Friday 8 September 2017

When someone close to you dies, your world is totally torn apart. 
When that loss is your baby or child that feeling is magnified a hundred fold. You feel as fragile as the thinnest tissue paper, feeling as if the slightest breeze might break you up completely. 
Friends, with only good intentions at heart, may try to console you, but so many of them don't know what to say or how to say it.
“What if I say something stupid?”. “What if I say something that makes them cry?” 
On most occasions there is nothing you can say that will make them feel sadder than they already are and just by trying to support them you will make them feel that you care.
However, there are some things that you really need to avoid saying to anyone that is grieving. Over recent weeks when I have visited families nearly all of them have mentioned at least one of the things I am going to cover. Whilst they really appreciated that people had made the effort to visit them they felt that some of the things they said they had really not thought about.
A common response that many families have said they have been told is
"Cheer up, your loved one would not want you to be sad"
I can almost understand the reasoning behind this but when you have just lost a loved one you cannot even think about feeling happy. You may feel that you are relieved that they are not suffering anymore but you have had a huge part of your life turned upside down and inside out. Grievers need to be sad in order for them to get to the other side of grief. When you love deeply you grieve deeply and the sadness is an important part of that.
Another common reaction is
"Try to focus on all the good things you have in your life."
Again, they are trying to give you support but it is not what a grieving person wants to hear when they have just had their world shattered into pieces. Trying to think of anything positive in your life at that time is almost impossible to do.
In time trying to look on the good things in your life may be possible but at that moment they will not want to be standing there saying look how lucky I am. 
"She/he is in a better place"
When you have just lost your baby or child the last thing you want to hear is this sentence, no matter how well meaning the person is. The best place for that child to be should be in their mothers arms with their family around them. Even people I have met who have a strong faith have said that this is where they have questioned their beliefs, some even struggling to return to their place of worship as they are questioning all they have been told over the years.
 “It’s been awhile since they died, It’s time you get over it.”
There is never a time limit on grief and people who say this have never experienced the death of someone close to them. Some people may find that they can move through their grief quicker than others but there should never be pressure put on them to move on and stop grieving. Most families will grieve for many many years and they will learn to live their life in a different way to before their loss, this does not mean they have moved on they have just found a way that enables them to keep going.
 “Cherish all of the wonderful memories. They will bring you peace.” 

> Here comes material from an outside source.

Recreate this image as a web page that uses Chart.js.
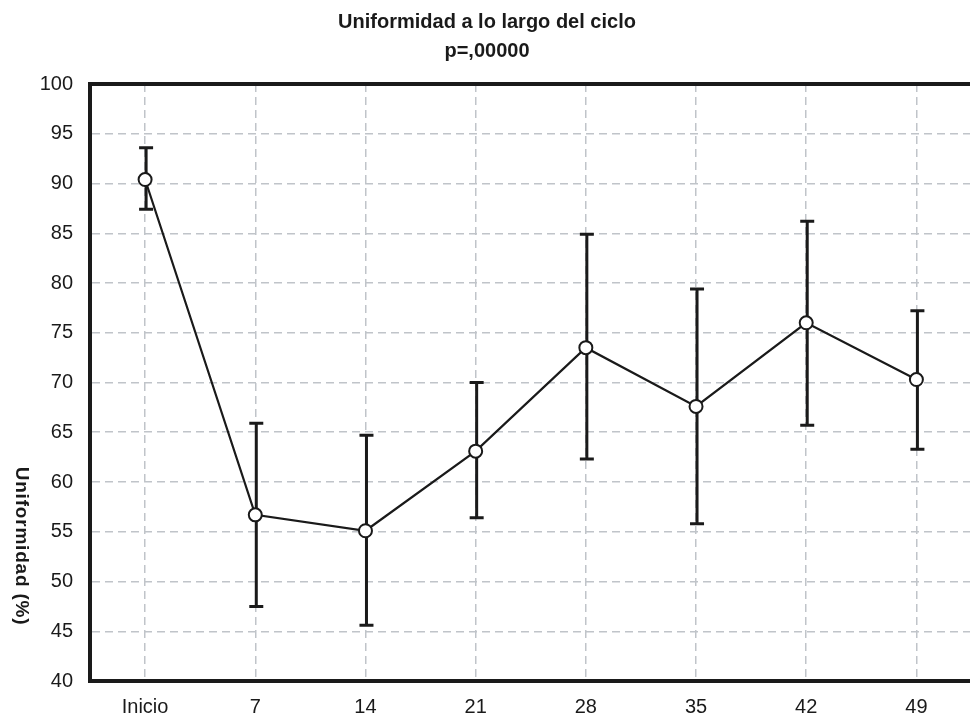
<!DOCTYPE html>
<html>
<head>
<meta charset="utf-8">
<script src="https://cdn.jsdelivr.net/npm/chart.js@4/dist/chart.umd.min.js"></script>
<style>
    body { margin: 0; background: #fff; overflow: hidden; }
    #wrap { width: 980px; height: 722px; }
</style>
</head>
<body>
<div id="wrap"><canvas id="chart"></canvas></div>
<script>
// days of the cycle
const labels = ['Inicio', '7', '14', '21', '28', '35', '42', '49'];
// mean uniformity (%)
const means = [90.4, 56.7, 55.1, 63.1, 73.5, 67.6, 76.0, 70.3];
// top and bottom of the error bars
const upper = [93.6, 65.9, 64.7, 70.0, 84.9, 79.4, 86.2, 77.2];
const lower = [87.4, 47.5, 45.6, 56.4, 62.3, 55.8, 65.7, 63.3];

const ink = '#1a1a1a';
const gridColor = '#c0c4c9';

// error bars go under the line and markers
const errorBars = {
    id: 'errorBars',
    beforeDatasetsDraw(chart) {
        const ctx = chart.ctx;
        const x = chart.scales.x, y = chart.scales.y;
        ctx.save();
        ctx.strokeStyle = ink;
        ctx.lineWidth = 3;
        labels.forEach((lab, i) => {
            const px = x.getPixelForValue(i) + 1;
            const top = y.getPixelForValue(upper[i]);
            const bot = y.getPixelForValue(lower[i]);
            ctx.beginPath();
            ctx.moveTo(px, top); ctx.lineTo(px, bot);
            ctx.moveTo(px - 7, top); ctx.lineTo(px + 7, top);
            ctx.moveTo(px - 7, bot); ctx.lineTo(px + 7, bot);
            ctx.stroke();
        });
        ctx.restore();
    }
};

// top frame line and rotated y title
const frame = {
    id: 'frame',
    afterDraw(chart) {
        const ctx = chart.ctx;
        const a = chart.chartArea;
        ctx.save();
        ctx.strokeStyle = ink;
        ctx.lineWidth = 4;
        ctx.beginPath();
        ctx.moveTo(a.left - 2, a.top);
        ctx.lineTo(a.right + 10, a.top);
        ctx.stroke();

        ctx.translate(21, 546);
        ctx.rotate(Math.PI / 2);
        ctx.fillStyle = ink;
        ctx.font = 'bold 19px "Liberation Sans", Arial, sans-serif';
        ctx.textAlign = 'center';
        ctx.textBaseline = 'middle';
        ctx.letterSpacing = '0.8px';
        ctx.fillText('Uniformidad (%)', 0, 0);
        ctx.restore();
    }
};

Chart.defaults.font.family = '"Liberation Sans", Arial, sans-serif';
Chart.defaults.color = ink;

new Chart(document.querySelector('#chart'), {
    type: 'line',
    data: {
        labels: labels,
        datasets: [{
            data: means,
            borderColor: ink,
            borderWidth: 2.2,
            pointRadius: 6.5,
            pointBorderWidth: 2,
            pointBackgroundColor: '#fff',
            pointBorderColor: ink,
            tension: 0
        }]
    },
    options: {
        responsive: true,
        maintainAspectRatio: false,
        animation: false,
        layout: { padding: { left: 0, right: 6, top: 0, bottom: 0 } },
        plugins: {
            legend: { display: false },
            tooltip: { enabled: false },
            title: {
                display: true,
                text: ['Uniformidad a lo largo del ciclo', 'p=,00000'],
                font: { size: 20, weight: 'bold', lineHeight: 1.45 },
                color: ink,
                padding: { top: 8, bottom: 18 }
            }
        },
        scales: {
            x: {
                offset: true,
                grid: {
                    offset: false,
                    color: gridColor,
                    lineWidth: 1.5,
                    drawTicks: false
                },
                border: { color: ink, width: 4, dash: [8, 5] },
                ticks: { font: { size: 20 }, padding: 14 },
                afterFit(scale) { scale.height = 41; }
            },
            y: {
                min: 40,
                max: 100,
                grid: {
                    color: gridColor,
                    lineWidth: 1.5,
                    drawTicks: false
                },
                border: { color: ink, width: 4, dash: [8, 5] },
                ticks: { stepSize: 5, font: { size: 20 }, padding: 17 },
                afterFit(scale) { scale.width = 90; }
            }
        }
    },
    plugins: [errorBars, frame]
});
</script>
</body>
</html>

I think this statement can be true, in time. But the last thing a newly grieving person wants to hear is to cherish the memories. When their heart is hurting and their mind is spinning and their faith is broken, thinking about memories cuts them because the only thing they want to do is create new memories, which they can no longer do.
 Also when it is the loss of a baby before birth, at birth or soon after birth, the families only have that small window of time before the funeral to make the memories that they will have forever. Knowing that these are the only memories you will have is not a comforting feeling, it feels as if your world is being pulled apart.

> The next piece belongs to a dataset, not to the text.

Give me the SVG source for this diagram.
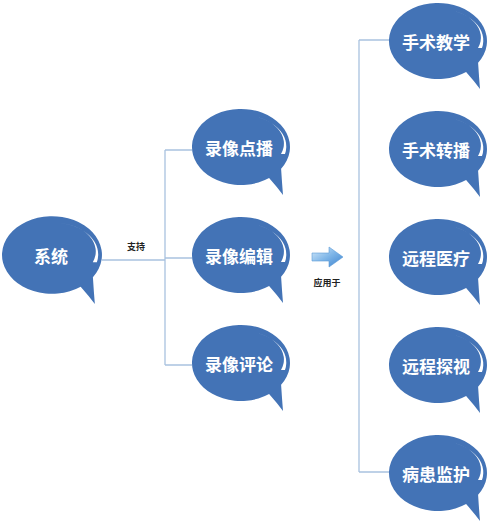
<svg xmlns="http://www.w3.org/2000/svg" width="500" height="527" viewBox="0 0 500 527">
<style>
.bub{fill:#4373b6}
.hl{fill:#ffffff}
.lbl{font-family:"Noto Sans CJK SC","Noto Sans",sans-serif;font-size:17px;font-weight:bold;fill:#ffffff;text-anchor:middle}
.small{font-family:"Noto Sans CJK SC","Noto Sans",sans-serif;font-size:9px;font-weight:bold;fill:#222222;text-anchor:middle}
.conn{stroke:#a9c2df;stroke-width:1.3;fill:none}
</style>
<defs>
<g id="bubble">
<path class="bub" d="M40.1 21.8 A49 38 0 1 0 28.1 31.1 Q36 40 42 48 Q41 36 40.1 21.8 Z"/>
<path class="hl" d="M4 -31.5 A43 31 0 0 1 44 7 L40 7 A40 28 0 0 0 4 -31.5 Z"/>
</g>
<linearGradient id="arr" x1="0" y1="0" x2="1" y2="1">
<stop offset="0" stop-color="#d8ecfb"/>
<stop offset="0.5" stop-color="#7fb6e8"/>
<stop offset="1" stop-color="#3b82cf"/>
</linearGradient>
</defs>
<g id="connectors">
<path class="conn" d="M102 260 H165 M165 150 V365 M165 150 H192 M165 258 H192 M165 365 H192"/>
<path class="conn" d="M359 40 V472 M359 40 H390 M359 472 H390"/>
<text class="small" x="136" y="250">支持</text>
<path d="M312 253 H329 V247 L343 257 L329 267 V261 H312 Z" fill="url(#arr)" stroke="#5d9ad6" stroke-width="0.6"/>
<text class="small" x="327" y="286">应用于</text>
</g>
<g id="node-xitong" transform="translate(52,255)"><use href="#bubble" transform="scale(1.02,1.02)"/><text class="lbl" x="-1" y="8">系统</text></g>
<g id="node-dianbo" transform="translate(241,147)"><use href="#bubble"/><text class="lbl" x="-2" y="8">录像点播</text></g>
<g id="node-bianji" transform="translate(241,255)"><use href="#bubble"/><text class="lbl" x="-2" y="8">录像编辑</text></g>
<g id="node-pinglun" transform="translate(241,363)"><use href="#bubble"/><text class="lbl" x="-2" y="8">录像评论</text></g>
<g id="node-jiaoxue" transform="translate(438,41)"><use href="#bubble"/><text class="lbl" x="-2" y="8">手术教学</text></g>
<g id="node-zhuanbo" transform="translate(438,149)"><use href="#bubble"/><text class="lbl" x="-2" y="8">手术转播</text></g>
<g id="node-yiliao" transform="translate(438,257)"><use href="#bubble"/><text class="lbl" x="-2" y="8">远程医疗</text></g>
<g id="node-tanshi" transform="translate(438,365)"><use href="#bubble"/><text class="lbl" x="-2" y="8">远程探视</text></g>
<g id="node-jianhu" transform="translate(438,473)"><use href="#bubble"/><text class="lbl" x="-2" y="8">病患监护</text></g>
</svg>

 “Pull yourself together because you need to be there for your kids.”
Grief, in its initial stages, is the emotional equivalent to having major surgery. The person is fragile and needs to heal. Following surgery, health care professionals will advise the patient to take it easy and focus on herself. No one would expect the patient to hop down off of the operating table after undergoing heart surgery so that she can fix her kids dinner. So please don’t make a grieving parent feel even worse by suggesting that she’s neglecting her children due to her grief. That’s just cruel.
Grief affects every aspect of someone’s physical and emotional health. It interferes with one’s ability to sleep, eat, concentrate, and function. Therefore, no one has the right to ask another person to swallow her pain in order to focus on others. Doing so only prolongs grief.

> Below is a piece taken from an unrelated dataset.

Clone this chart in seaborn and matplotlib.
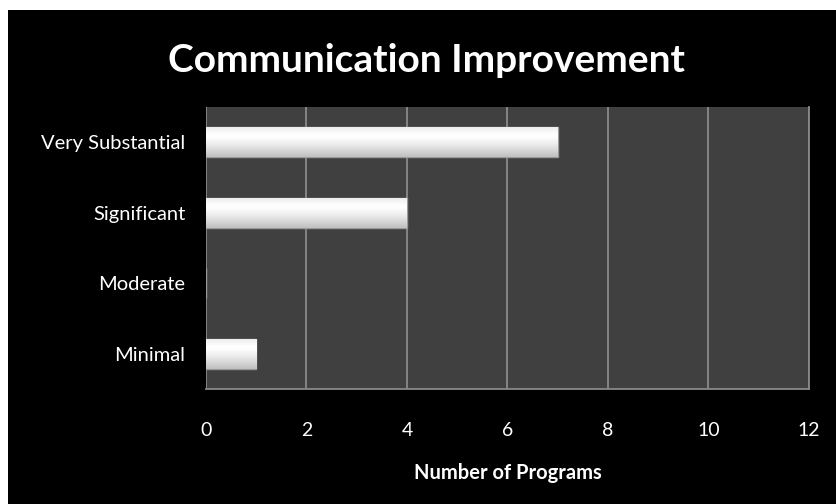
import numpy as np
import pandas as pd
import matplotlib
matplotlib.use("Agg")
import matplotlib.pyplot as plt
from matplotlib.patches import Rectangle
import seaborn as sns

# chart data
categories = ["Very Substantial", "Significant", "Moderate", "Minimal"]
programs = [7, 4, 0, 1]
x_ticks = [0, 2, 4, 6, 8, 10, 12]

df = pd.DataFrame({"Improvement": categories, "Programs": programs})

sns.set_style("dark")
plt.rcParams["font.family"] = ["Lato", "DejaVu Sans"]

fig = plt.figure(figsize=(8.37, 5.04), dpi=100)
fig.patch.set_facecolor("white")
# black slide background
fig.patches.append(Rectangle((8 / 837, 0), 828 / 837, 494 / 504, transform=fig.transFigure,
                             facecolor="black", edgecolor="none", zorder=-10))

ax = fig.add_axes([206 / 837, 1 - 389 / 504, (809 - 206) / 837, (389 - 107) / 504])
ax.set_facecolor("#404040")

sns.barplot(data=df, x="Programs", y="Improvement", order=categories, color="white",
            width=0.43, edgecolor="#9a9a9a", linewidth=1.0, ax=ax, zorder=3)

# soft vertical shading on each bar to mimic the bevelled look
grad = np.linspace(0, 1, 64).reshape(-1, 1)
grad = 1 - 0.4 * np.abs(grad - 0.3) ** 1.3
for p in ax.patches:
    w = p.get_width()
    if w <= 0:
        continue
    x0, y0, h = p.get_x(), p.get_y(), p.get_height()
    im = ax.imshow(grad, cmap="gray", vmin=0, vmax=1, aspect="auto",
                   extent=(x0, x0 + w, y0 + h, y0), zorder=4, interpolation="bicubic")
    im.set_clip_path(p)

ax.set_xlim(0, 12)
ax.set_ylim(3.5, -0.5)
ax.set_xticks(x_ticks)
ax.grid(axis="x", color="#8a8a8a", linewidth=1.3, zorder=1)
ax.grid(axis="y", visible=False)
ax.set_axisbelow(True)

for s in ["top", "left"]:
    ax.spines[s].set_visible(False)
ax.spines["bottom"].set_color("#8a8a8a")
ax.spines["bottom"].set_linewidth(1.3)
ax.spines["right"].set_color("#8a8a8a")
ax.spines["right"].set_linewidth(1.3)

ax.tick_params(axis="x", colors="#8a8a8a", length=7, width=1.3, labelcolor="white",
               labelsize=14, pad=17)
ax.tick_params(axis="y", length=0, labelcolor="white", labelsize=14.5, pad=15)

ax.set_xlabel("Number of Programs", color="white", fontsize=14.5, fontweight="bold", labelpad=17)
ax.set_ylabel("")

fig.text(427 / 837, 1 - 60 / 504, "Communication Improvement", color="white",
         fontsize=28, fontweight="bold", ha="center", va="center")

fig.savefig("out.png", dpi=100, facecolor=fig.get_facecolor())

 “So, how about the match at the weekend?”
Though it may seem like you’re doing the griever a favour by keeping conversations at a superficial level, what grievers need is someone who is willing to let them be real. They need someone who isn’t afraid to talk about the tough stuff. The sad stuff. The human stuff. They need someone who will sit and listen and maybe even cry with them. This isn’t to say that you must never discuss sports or the weather. Just try to keep in mind that real healing comes from some of the heavier conversations.
 “I can’t imagine what you’re going through right now.” 
You need to do just that. Stop and think about how you would feel if you were faced with the griever’s circumstances. Consider their feelings, contemplate their pain, imagine their struggle. 
Doing so will spark empathy in you. And empathy is the best thing you can offer someone who is hurting because when you empathise, the right words will come more freely.
Reading this might be making you feel like you don't want to ever talk to someone grieving because you don't want to make their pain worse. You can never make their pain worse, the worst thing that could have happened to them has happened. Just remember to be there for them and let them cry, talk or even sit there in silence. 
Doing this can make such a difference to the grieving family and by doing so you have been a caring, loving friend.